(Given instruction)
Both boundary lines count: repeat, exactly and alone, the lines from the one containing "What matplotlib code" to the one containing "fig.patch.set_facecolor(bg)", with pictures left out.

(Information shown)
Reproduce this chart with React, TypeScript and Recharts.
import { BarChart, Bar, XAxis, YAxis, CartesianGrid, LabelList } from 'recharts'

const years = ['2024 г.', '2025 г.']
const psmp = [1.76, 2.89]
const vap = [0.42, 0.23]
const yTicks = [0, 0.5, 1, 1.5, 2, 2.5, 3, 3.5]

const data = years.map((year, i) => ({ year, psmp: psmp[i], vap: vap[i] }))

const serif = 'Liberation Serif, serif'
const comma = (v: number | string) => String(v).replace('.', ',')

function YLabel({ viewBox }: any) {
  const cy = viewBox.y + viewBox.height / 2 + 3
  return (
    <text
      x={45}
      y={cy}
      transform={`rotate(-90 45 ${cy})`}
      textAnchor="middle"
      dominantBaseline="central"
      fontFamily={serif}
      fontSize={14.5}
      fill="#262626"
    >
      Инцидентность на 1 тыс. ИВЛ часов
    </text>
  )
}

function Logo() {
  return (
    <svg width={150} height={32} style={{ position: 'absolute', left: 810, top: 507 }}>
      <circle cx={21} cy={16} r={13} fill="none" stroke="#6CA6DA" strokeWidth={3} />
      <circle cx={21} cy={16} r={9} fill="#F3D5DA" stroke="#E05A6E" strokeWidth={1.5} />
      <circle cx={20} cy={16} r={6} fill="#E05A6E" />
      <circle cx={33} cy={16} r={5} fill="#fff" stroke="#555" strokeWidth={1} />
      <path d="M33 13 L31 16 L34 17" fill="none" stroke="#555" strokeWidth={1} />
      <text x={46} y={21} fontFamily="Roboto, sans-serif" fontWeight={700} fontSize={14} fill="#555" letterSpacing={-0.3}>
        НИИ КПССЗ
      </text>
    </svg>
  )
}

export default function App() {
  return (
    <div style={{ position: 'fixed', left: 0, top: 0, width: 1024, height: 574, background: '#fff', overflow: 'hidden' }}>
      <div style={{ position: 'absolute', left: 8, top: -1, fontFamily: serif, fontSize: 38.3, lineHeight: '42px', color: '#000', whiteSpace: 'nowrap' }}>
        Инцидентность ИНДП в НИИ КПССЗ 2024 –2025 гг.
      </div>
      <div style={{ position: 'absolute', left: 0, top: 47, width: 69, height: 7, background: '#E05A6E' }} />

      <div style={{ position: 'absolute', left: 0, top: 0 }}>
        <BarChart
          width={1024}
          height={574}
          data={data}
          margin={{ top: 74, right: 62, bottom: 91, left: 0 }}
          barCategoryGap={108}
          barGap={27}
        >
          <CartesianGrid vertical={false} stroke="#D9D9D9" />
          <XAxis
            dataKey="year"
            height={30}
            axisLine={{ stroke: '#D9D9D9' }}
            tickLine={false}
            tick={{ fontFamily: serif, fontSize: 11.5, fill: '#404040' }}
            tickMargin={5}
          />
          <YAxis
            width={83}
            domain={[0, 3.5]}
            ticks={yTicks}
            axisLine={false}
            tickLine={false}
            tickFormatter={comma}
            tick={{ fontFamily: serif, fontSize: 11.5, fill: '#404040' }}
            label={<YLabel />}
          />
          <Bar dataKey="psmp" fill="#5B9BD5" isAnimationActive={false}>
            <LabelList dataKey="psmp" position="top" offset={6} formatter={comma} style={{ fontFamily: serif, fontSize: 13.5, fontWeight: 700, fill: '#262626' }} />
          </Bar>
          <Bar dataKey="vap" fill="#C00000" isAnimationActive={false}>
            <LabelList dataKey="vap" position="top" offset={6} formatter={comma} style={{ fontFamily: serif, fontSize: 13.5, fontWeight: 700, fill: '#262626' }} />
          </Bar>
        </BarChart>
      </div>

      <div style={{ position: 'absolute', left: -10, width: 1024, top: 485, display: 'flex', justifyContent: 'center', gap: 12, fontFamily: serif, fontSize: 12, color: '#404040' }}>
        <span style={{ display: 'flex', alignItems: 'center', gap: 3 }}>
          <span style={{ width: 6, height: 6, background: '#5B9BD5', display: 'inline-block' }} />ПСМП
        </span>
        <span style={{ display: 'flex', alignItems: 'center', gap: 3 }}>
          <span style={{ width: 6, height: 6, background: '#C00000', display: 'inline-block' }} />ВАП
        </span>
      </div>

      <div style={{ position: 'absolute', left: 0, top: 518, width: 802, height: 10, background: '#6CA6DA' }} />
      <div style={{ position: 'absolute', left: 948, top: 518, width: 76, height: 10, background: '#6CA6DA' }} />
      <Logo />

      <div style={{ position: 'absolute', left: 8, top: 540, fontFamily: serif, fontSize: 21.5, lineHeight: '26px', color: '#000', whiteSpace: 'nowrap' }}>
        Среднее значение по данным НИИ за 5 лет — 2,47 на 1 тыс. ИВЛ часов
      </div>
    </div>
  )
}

---

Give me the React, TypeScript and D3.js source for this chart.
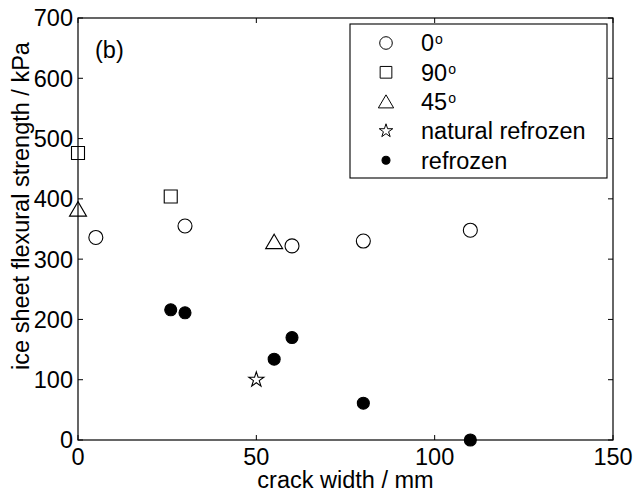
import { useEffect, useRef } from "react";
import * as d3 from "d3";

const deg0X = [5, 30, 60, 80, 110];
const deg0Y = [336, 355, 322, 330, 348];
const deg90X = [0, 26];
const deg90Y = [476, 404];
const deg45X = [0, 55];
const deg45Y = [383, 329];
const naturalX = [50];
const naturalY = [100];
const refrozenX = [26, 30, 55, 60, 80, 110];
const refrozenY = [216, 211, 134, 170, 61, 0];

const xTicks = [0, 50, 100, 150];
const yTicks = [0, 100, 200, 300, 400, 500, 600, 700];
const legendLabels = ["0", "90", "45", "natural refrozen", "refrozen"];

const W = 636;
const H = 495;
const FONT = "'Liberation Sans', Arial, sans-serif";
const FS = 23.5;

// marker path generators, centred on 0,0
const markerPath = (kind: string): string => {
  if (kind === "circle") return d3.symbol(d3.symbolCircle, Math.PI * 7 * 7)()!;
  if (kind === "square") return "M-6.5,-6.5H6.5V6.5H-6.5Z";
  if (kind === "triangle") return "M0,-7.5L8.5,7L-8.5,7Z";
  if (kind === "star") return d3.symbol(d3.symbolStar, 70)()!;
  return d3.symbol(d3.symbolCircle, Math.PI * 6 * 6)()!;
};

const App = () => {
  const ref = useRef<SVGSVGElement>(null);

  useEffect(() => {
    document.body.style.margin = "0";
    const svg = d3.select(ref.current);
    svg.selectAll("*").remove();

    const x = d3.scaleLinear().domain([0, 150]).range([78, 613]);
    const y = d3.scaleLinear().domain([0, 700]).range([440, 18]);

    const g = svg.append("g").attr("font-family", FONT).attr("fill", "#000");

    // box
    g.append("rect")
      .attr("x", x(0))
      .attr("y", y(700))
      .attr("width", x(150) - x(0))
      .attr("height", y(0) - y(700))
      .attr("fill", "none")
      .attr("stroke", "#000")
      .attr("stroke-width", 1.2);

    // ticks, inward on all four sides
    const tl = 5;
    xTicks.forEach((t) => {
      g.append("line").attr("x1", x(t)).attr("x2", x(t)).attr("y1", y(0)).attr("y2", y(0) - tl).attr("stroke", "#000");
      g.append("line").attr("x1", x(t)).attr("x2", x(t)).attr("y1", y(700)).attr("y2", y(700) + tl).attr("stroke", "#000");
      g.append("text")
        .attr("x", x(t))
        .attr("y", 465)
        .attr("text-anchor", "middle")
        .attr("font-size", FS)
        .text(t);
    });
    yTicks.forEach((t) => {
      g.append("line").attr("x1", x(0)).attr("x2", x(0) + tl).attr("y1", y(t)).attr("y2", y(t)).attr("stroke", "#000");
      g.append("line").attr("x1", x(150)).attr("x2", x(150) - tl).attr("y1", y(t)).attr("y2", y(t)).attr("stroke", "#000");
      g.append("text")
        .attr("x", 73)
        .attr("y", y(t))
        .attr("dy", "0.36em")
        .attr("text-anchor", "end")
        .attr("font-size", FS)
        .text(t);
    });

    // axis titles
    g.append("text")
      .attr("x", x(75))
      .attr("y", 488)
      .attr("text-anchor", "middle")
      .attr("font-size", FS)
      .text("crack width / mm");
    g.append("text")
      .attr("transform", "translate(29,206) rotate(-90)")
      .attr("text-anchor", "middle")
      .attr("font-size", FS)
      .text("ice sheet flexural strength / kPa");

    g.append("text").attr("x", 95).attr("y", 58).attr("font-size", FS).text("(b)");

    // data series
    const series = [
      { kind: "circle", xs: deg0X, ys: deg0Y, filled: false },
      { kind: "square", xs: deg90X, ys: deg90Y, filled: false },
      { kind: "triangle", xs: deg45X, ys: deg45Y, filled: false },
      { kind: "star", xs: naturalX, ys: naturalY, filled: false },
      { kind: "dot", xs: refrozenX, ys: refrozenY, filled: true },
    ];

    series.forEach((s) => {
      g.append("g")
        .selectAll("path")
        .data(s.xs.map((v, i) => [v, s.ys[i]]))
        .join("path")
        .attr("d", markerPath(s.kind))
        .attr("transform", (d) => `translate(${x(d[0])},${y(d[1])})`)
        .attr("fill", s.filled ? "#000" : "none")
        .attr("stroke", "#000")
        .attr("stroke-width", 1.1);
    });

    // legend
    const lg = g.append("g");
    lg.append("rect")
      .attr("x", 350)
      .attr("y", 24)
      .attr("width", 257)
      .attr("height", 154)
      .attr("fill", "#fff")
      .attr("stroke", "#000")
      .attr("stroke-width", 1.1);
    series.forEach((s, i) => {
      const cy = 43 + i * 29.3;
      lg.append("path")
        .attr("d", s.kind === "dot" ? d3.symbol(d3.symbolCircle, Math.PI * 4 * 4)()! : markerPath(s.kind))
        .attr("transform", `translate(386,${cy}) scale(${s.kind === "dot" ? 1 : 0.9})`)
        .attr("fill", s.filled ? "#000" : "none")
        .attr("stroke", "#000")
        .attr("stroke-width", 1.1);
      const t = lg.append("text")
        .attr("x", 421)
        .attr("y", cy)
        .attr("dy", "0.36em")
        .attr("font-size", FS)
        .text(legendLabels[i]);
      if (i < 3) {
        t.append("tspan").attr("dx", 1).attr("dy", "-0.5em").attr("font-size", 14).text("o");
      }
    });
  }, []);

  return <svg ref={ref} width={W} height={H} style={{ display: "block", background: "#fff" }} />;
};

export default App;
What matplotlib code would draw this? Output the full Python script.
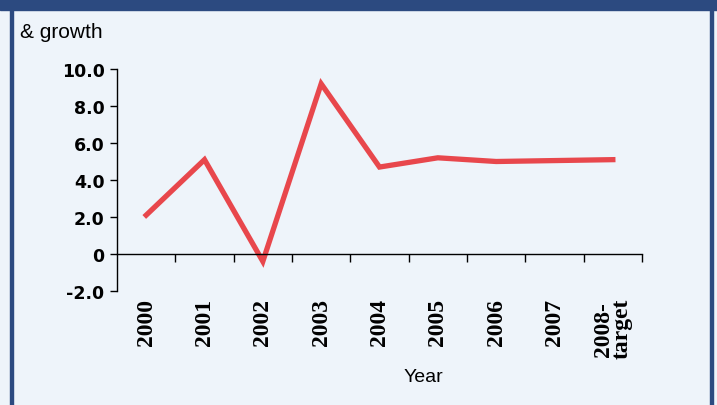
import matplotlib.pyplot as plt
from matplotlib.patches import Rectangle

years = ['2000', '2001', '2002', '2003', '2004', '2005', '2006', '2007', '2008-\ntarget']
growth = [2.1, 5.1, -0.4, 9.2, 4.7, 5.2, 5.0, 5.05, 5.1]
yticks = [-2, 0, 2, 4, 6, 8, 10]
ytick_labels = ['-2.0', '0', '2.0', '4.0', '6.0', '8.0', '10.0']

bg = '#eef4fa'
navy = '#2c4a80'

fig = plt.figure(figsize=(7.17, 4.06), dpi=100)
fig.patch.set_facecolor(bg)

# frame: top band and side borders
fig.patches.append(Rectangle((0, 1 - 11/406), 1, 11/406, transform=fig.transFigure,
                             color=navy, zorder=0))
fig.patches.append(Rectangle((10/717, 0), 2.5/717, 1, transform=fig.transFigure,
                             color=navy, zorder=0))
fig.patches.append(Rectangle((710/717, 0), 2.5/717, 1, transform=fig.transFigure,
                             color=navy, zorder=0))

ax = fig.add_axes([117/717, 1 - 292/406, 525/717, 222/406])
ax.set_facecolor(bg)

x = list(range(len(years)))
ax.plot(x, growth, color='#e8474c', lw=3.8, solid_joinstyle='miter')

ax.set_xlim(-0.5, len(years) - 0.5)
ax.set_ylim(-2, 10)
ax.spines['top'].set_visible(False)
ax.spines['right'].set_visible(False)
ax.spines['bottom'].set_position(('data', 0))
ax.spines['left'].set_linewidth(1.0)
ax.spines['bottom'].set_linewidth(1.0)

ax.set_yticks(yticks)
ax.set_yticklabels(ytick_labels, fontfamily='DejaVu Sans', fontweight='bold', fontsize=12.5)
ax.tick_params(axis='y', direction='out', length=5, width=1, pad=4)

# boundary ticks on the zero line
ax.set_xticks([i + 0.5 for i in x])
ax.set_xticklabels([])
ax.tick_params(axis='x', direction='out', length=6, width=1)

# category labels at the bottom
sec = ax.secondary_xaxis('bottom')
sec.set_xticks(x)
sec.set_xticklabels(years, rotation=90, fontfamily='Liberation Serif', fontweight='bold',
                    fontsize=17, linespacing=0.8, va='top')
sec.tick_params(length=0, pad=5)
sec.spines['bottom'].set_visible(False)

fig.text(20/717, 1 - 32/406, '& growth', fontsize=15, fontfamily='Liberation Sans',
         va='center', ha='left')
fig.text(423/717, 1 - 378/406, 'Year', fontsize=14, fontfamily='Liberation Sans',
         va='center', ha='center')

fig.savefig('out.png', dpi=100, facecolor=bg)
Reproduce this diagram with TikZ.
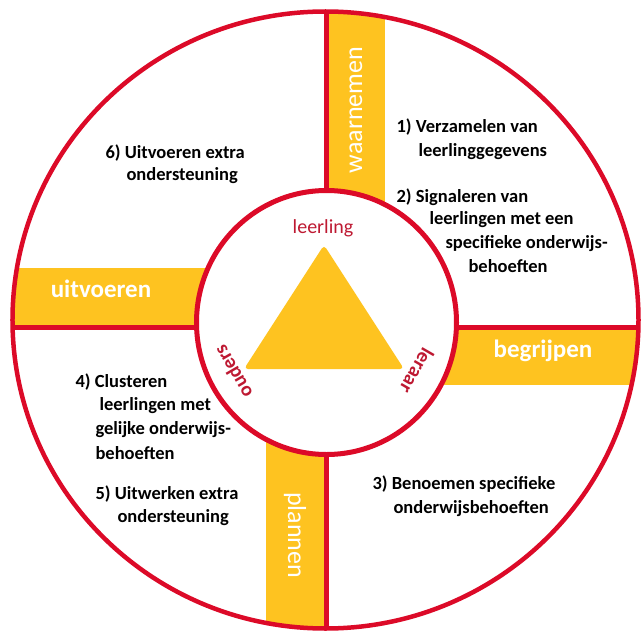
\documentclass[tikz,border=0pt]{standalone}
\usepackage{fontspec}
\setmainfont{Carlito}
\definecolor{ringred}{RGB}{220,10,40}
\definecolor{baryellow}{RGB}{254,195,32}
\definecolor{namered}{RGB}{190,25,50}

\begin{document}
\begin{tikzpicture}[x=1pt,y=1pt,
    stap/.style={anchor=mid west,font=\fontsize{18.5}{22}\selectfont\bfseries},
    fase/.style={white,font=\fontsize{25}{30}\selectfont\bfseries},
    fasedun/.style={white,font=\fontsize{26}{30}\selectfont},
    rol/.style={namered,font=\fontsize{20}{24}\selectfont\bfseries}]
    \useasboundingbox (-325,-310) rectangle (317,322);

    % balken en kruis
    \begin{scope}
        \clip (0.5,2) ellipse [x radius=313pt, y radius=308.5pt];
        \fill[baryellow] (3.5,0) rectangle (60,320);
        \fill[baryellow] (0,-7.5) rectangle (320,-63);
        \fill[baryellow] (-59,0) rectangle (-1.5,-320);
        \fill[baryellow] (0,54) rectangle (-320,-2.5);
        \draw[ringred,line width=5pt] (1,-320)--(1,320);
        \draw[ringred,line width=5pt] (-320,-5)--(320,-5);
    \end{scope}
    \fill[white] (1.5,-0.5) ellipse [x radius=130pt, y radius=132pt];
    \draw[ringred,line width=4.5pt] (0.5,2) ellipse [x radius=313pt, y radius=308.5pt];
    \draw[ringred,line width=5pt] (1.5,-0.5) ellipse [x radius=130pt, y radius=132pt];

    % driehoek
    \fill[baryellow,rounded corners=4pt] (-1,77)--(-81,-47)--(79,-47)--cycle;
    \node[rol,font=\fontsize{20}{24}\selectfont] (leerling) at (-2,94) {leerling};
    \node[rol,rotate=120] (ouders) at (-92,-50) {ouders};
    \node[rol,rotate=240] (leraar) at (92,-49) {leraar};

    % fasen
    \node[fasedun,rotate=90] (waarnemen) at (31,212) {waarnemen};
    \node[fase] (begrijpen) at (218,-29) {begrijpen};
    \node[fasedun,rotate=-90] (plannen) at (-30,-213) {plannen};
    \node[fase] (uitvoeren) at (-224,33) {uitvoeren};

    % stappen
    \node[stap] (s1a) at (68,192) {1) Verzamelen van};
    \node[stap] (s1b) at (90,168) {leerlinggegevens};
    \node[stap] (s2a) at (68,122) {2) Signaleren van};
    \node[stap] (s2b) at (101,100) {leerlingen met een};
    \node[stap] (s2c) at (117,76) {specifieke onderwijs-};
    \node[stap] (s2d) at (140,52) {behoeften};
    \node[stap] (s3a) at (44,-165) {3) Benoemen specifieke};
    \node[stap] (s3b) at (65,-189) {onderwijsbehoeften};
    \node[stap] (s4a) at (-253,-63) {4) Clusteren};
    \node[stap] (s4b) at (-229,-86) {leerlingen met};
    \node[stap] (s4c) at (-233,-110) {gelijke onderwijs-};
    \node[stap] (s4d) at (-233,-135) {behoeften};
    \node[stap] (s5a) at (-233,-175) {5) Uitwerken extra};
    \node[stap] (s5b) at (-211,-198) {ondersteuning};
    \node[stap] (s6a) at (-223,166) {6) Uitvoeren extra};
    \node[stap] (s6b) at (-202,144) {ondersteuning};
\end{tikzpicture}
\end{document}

==

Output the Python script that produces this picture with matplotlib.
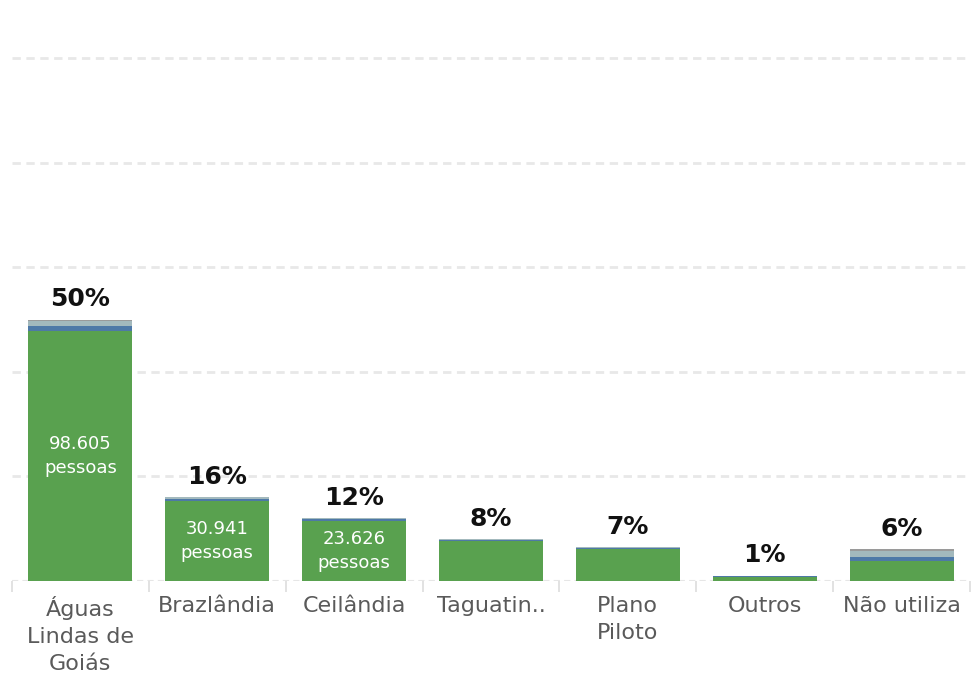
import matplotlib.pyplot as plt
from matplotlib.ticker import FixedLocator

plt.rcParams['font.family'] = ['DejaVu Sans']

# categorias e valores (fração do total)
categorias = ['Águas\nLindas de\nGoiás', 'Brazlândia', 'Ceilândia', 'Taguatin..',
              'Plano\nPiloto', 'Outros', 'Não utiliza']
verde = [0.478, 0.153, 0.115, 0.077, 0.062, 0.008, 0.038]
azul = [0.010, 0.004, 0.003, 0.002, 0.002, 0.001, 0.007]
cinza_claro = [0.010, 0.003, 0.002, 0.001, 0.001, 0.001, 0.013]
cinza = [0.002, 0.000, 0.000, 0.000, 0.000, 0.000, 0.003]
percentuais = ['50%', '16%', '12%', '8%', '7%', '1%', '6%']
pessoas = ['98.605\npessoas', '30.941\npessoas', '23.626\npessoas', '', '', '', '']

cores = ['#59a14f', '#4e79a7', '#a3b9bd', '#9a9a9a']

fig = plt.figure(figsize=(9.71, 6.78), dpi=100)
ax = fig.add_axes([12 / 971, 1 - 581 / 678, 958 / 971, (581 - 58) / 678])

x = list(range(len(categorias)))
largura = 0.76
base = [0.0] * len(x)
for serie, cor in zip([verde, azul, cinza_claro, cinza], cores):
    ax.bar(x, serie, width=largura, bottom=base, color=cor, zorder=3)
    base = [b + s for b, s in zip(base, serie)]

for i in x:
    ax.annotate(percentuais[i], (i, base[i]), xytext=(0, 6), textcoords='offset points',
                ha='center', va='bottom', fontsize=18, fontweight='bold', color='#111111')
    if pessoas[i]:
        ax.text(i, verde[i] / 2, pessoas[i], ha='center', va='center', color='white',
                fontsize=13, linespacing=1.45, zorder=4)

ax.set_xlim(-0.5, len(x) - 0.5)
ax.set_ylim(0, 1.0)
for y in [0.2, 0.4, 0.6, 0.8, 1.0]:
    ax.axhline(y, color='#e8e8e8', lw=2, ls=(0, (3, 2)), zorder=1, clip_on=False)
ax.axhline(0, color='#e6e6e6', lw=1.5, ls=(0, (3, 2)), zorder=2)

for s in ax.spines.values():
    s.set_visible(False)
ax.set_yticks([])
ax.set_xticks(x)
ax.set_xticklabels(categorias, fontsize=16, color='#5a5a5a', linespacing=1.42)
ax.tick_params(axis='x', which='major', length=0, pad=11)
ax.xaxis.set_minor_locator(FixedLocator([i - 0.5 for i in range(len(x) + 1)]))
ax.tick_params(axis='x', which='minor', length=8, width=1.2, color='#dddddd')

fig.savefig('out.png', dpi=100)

(Finished exercise)
What matplotlib code would draw this? Output the full Python script.
import matplotlib.pyplot as plt
from matplotlib.patches import Rectangle

years = ['2000', '2001', '2002', '2003', '2004', '2005', '2006', '2007', '2008-\ntarget']
growth = [2.1, 5.1, -0.4, 9.2, 4.7, 5.2, 5.0, 5.05, 5.1]
yticks = [-2, 0, 2, 4, 6, 8, 10]
ytick_labels = ['-2.0', '0', '2.0', '4.0', '6.0', '8.0', '10.0']

bg = '#eef4fa'
navy = '#2c4a80'

fig = plt.figure(figsize=(7.17, 4.06), dpi=100)
fig.patch.set_facecolor(bg)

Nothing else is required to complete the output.